Tearooms and cafes
Although tearooms might seem pleasant if unexciting places today, they marked an important change in how people ate and drank out. Prior to the late Victorian and Edwardian flourishing of tearooms and cafes, it was hard for women to find anywhere cheap and respectable to eat on their own. A pub or coffee shop would not be socially respectable enough for many women to have their lunch at, for many at this time were male-dominated drinking houses, or were rather dingy and seedy in character. Ther alternative would have been to order a weighty meal in the restaurant of a hotel, which was expensive, and certainly beyond the budget of the new working women who were being increasingly employed as office workers in the city.

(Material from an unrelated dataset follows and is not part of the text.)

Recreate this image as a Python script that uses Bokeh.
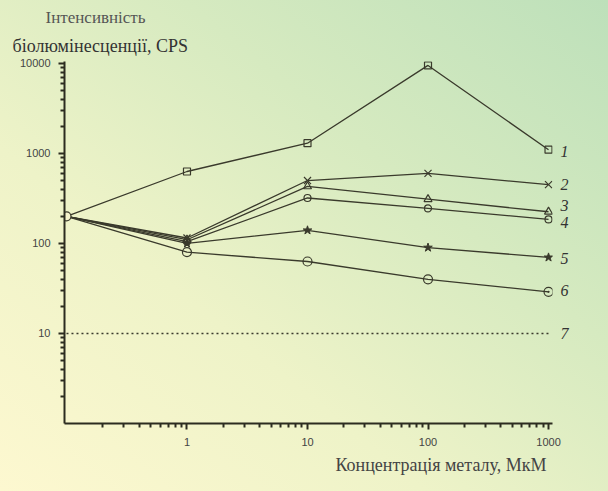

The first tearoom in Britain was opened by Stuart Cranston in Glasgow in 1875. As a tea dealer, he saw a demand for an area in his rooms where people could sample the tea he sold. In 1878, his sister, and tearoom entrepeneur, Catherine, opened her own premises in Argyle St. There was clearly a demand for this sort of refreshment, as she soon opened tearooms at Ingram St and Buchanan St, and later at Sauchiehall St.
Tearooms came at a similar time to London, in part as spin-offs from bakery chains. In 1884, the ABC Aerated Bread Company opened its first tearoom, and the Lyons its first tearoom in Picadilly in 1894. Other firms which soon had numbers of tearooms included Lockharts and the Express Dairy, as well as independently run establishments. The picture above shows ladies having tea in a confectioner's shop in Picadilly, from George Sims' 1901 publication, "Living London". As Sims says, confectioners, pastry cooks and sellers of chocolates also saw the advantage of including a tearoom within their shops.
What tearooms offered was cakes, scones, tea and coffee, as well as more substantial meals like sausages and eggs in non-alcoholic and clean and comfortable surroundings. A menu of the time indicates that you could have a cheap snack of tea and bread and butter for a bun or 5d, Welsh Rarebit and coffee for 7d, or instead a more expensive high tea for 9d. So tearooms catered for most budgets, as well as providing somewhere warm and and pleasant to sit. No wonder that tearooms proved very popular with women and families, as well as with many male city workers.
Arguably, tearooms reached their height in Glasgow in Edwardian times, under the management of Kate Cranston, who commissioned Charles Rennie Mackintosh to design her furniture and interiors. Mackintosh used geometric motifs and inset panels of glass or mirror in a highly original way.His elegant and striking designs included the Ladies Luncheon Room in her Ingram St premises, with its white painted interior offset by dark oak chairs and stained glass panels. He also designed rooms for her in 1904 in the Willow tearooms in Sauchiehall St. These include the famous Salon de Luxe, which was based on a colour scheme of pink and purple with geometric panels of glass and mirror decorating the room and its furnishings. A recreation of this room is in use as a tearoom today, with a menu not too far removed from that of its Edwardian heyday.
1 Comments:
oh I love this bit of history and your post is spot on. By the way, do you know anything about the painting?
I have clearly cited your work in my discussion on the early women's movement, but couldn't find a Link Icon on your page.